### Dataset entries
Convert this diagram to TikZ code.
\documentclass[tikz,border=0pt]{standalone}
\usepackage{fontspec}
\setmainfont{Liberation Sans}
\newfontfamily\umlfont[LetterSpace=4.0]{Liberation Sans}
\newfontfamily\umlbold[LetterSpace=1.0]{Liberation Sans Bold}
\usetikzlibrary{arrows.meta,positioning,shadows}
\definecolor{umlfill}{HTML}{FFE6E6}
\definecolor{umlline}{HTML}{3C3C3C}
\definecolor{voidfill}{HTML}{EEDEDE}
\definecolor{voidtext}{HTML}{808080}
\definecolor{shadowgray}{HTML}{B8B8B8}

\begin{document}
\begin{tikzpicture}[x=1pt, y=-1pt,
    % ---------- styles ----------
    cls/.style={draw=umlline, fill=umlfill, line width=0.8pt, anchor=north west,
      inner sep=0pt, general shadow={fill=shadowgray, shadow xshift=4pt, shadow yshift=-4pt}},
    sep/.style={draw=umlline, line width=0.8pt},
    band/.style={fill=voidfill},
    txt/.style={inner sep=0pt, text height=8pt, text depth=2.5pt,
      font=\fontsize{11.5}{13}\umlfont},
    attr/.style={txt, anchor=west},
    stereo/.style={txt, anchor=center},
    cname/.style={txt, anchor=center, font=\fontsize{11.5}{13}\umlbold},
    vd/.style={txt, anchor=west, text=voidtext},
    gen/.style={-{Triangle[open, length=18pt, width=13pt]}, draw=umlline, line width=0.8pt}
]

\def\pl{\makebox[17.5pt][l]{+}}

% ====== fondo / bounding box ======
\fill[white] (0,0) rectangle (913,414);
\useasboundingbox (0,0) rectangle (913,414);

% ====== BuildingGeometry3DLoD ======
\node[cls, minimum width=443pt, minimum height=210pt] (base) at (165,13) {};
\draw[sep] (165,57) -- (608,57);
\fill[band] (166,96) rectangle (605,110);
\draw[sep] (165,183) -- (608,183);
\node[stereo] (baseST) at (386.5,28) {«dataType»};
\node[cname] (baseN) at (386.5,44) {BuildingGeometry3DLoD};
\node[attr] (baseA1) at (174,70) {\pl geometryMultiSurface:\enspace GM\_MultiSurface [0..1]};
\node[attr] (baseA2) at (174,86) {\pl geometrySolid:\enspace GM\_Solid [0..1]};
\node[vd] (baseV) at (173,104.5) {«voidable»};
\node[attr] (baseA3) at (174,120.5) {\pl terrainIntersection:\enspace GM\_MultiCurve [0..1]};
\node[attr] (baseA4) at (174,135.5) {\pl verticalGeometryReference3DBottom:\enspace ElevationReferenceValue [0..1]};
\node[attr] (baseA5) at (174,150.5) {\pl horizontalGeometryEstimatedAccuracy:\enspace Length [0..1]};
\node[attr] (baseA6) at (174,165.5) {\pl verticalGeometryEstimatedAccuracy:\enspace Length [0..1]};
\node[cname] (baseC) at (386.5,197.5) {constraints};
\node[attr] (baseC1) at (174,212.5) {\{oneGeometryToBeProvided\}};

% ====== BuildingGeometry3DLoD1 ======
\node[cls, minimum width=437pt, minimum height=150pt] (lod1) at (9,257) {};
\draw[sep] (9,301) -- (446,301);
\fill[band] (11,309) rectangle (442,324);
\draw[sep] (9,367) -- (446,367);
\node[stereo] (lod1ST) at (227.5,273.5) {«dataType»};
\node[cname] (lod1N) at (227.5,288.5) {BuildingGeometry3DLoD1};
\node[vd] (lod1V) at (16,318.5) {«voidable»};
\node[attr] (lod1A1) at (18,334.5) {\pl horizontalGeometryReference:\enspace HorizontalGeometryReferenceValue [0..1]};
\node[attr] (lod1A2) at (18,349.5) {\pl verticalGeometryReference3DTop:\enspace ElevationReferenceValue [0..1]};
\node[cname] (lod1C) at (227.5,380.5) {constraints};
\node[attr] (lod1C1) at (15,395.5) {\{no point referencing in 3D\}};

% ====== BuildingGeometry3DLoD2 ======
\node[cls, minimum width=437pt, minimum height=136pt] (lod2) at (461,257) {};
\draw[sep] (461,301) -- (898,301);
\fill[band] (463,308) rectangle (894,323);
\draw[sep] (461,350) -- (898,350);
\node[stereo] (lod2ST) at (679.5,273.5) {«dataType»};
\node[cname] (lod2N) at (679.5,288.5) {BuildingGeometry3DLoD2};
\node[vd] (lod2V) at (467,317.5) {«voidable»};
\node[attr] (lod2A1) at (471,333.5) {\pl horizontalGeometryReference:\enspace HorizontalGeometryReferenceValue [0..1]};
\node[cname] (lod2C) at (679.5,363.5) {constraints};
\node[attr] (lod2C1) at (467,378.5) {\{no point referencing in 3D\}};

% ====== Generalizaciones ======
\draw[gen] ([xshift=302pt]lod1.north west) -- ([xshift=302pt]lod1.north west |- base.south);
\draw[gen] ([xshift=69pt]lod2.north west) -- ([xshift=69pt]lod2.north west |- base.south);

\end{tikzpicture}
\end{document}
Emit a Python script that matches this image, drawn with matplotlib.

### Exercise prompt
Every entry in the listing must be retyped exactly.

### Problem solution
Convert this diagram to TikZ code.
\documentclass[tikz,border=0pt]{standalone}
\usepackage{fontspec}
\setmainfont{Liberation Sans}
\newfontfamily\umlfont[LetterSpace=4.0]{Liberation Sans}
\newfontfamily\umlbold[LetterSpace=1.0]{Liberation Sans Bold}
\usetikzlibrary{arrows.meta,positioning,shadows}
\definecolor{umlfill}{HTML}{FFE6E6}
\definecolor{umlline}{HTML}{3C3C3C}
\definecolor{voidfill}{HTML}{EEDEDE}
\definecolor{voidtext}{HTML}{808080}
\definecolor{shadowgray}{HTML}{B8B8B8}

\begin{document}
\begin{tikzpicture}[x=1pt, y=-1pt,
    % ---------- styles ----------
    cls/.style={draw=umlline, fill=umlfill, line width=0.8pt, anchor=north west,
      inner sep=0pt, general shadow={fill=shadowgray, shadow xshift=4pt, shadow yshift=-4pt}},
    sep/.style={draw=umlline, line width=0.8pt},
    band/.style={fill=voidfill},
    txt/.style={inner sep=0pt, text height=8pt, text depth=2.5pt,
      font=\fontsize{11.5}{13}\umlfont},
    attr/.style={txt, anchor=west},
    stereo/.style={txt, anchor=center},
    cname/.style={txt, anchor=center, font=\fontsize{11.5}{13}\umlbold},
    vd/.style={txt, anchor=west, text=voidtext},
    gen/.style={-{Triangle[open, length=18pt, width=13pt]}, draw=umlline, line width=0.8pt}
]

\def\pl{\makebox[17.5pt][l]{+}}

% ====== fondo / bounding box ======
\fill[white] (0,0) rectangle (913,414);
\useasboundingbox (0,0) rectangle (913,414);

% ====== BuildingGeometry3DLoD ======
\node[cls, minimum width=443pt, minimum height=210pt] (base) at (165,13) {};
\draw[sep] (165,57) -- (608,57);
\fill[band] (166,96) rectangle (605,110);
\draw[sep] (165,183) -- (608,183);
\node[stereo] (baseST) at (386.5,28) {«dataType»};
\node[cname] (baseN) at (386.5,44) {BuildingGeometry3DLoD};
\node[attr] (baseA1) at (174,70) {\pl geometryMultiSurface:\enspace GM\_MultiSurface [0..1]};
\node[attr] (baseA2) at (174,86) {\pl geometrySolid:\enspace GM\_Solid [0..1]};
\node[vd] (baseV) at (173,104.5) {«voidable»};
\node[attr] (baseA3) at (174,120.5) {\pl terrainIntersection:\enspace GM\_MultiCurve [0..1]};
\node[attr] (baseA4) at (174,135.5) {\pl verticalGeometryReference3DBottom:\enspace ElevationReferenceValue [0..1]};
\node[attr] (baseA5) at (174,150.5) {\pl horizontalGeometryEstimatedAccuracy:\enspace Length [0..1]};
\node[attr] (baseA6) at (174,165.5) {\pl verticalGeometryEstimatedAccuracy:\enspace Length [0..1]};
\node[cname] (baseC) at (386.5,197.5) {constraints};
\node[attr] (baseC1) at (174,212.5) {\{oneGeometryToBeProvided\}};

% ====== BuildingGeometry3DLoD1 ======
\node[cls, minimum width=437pt, minimum height=150pt] (lod1) at (9,257) {};
\draw[sep] (9,301) -- (446,301);
\fill[band] (11,309) rectangle (442,324);
\draw[sep] (9,367) -- (446,367);
\node[stereo] (lod1ST) at (227.5,273.5) {«dataType»};
\node[cname] (lod1N) at (227.5,288.5) {BuildingGeometry3DLoD1};
\node[vd] (lod1V) at (16,318.5) {«voidable»};
\node[attr] (lod1A1) at (18,334.5) {\pl horizontalGeometryReference:\enspace HorizontalGeometryReferenceValue [0..1]};
\node[attr] (lod1A2) at (18,349.5) {\pl verticalGeometryReference3DTop:\enspace ElevationReferenceValue [0..1]};
\node[cname] (lod1C) at (227.5,380.5) {constraints};
\node[attr] (lod1C1) at (15,395.5) {\{no point referencing in 3D\}};

% ====== BuildingGeometry3DLoD2 ======
\node[cls, minimum width=437pt, minimum height=136pt] (lod2) at (461,257) {};
\draw[sep] (461,301) -- (898,301);
\fill[band] (463,308) rectangle (894,323);
\draw[sep] (461,350) -- (898,350);
\node[stereo] (lod2ST) at (679.5,273.5) {«dataType»};
\node[cname] (lod2N) at (679.5,288.5) {BuildingGeometry3DLoD2};
\node[vd] (lod2V) at (467,317.5) {«voidable»};
\node[attr] (lod2A1) at (471,333.5) {\pl horizontalGeometryReference:\enspace HorizontalGeometryReferenceValue [0..1]};
\node[cname] (lod2C) at (679.5,363.5) {constraints};
\node[attr] (lod2C1) at (467,378.5) {\{no point referencing in 3D\}};

% ====== Generalizaciones ======
\draw[gen] ([xshift=302pt]lod1.north west) -- ([xshift=302pt]lod1.north west |- base.south);
\draw[gen] ([xshift=69pt]lod2.north west) -- ([xshift=69pt]lod2.north west |- base.south);

\end{tikzpicture}
\end{document}
Emit a Python script that matches this image, drawn with matplotlib.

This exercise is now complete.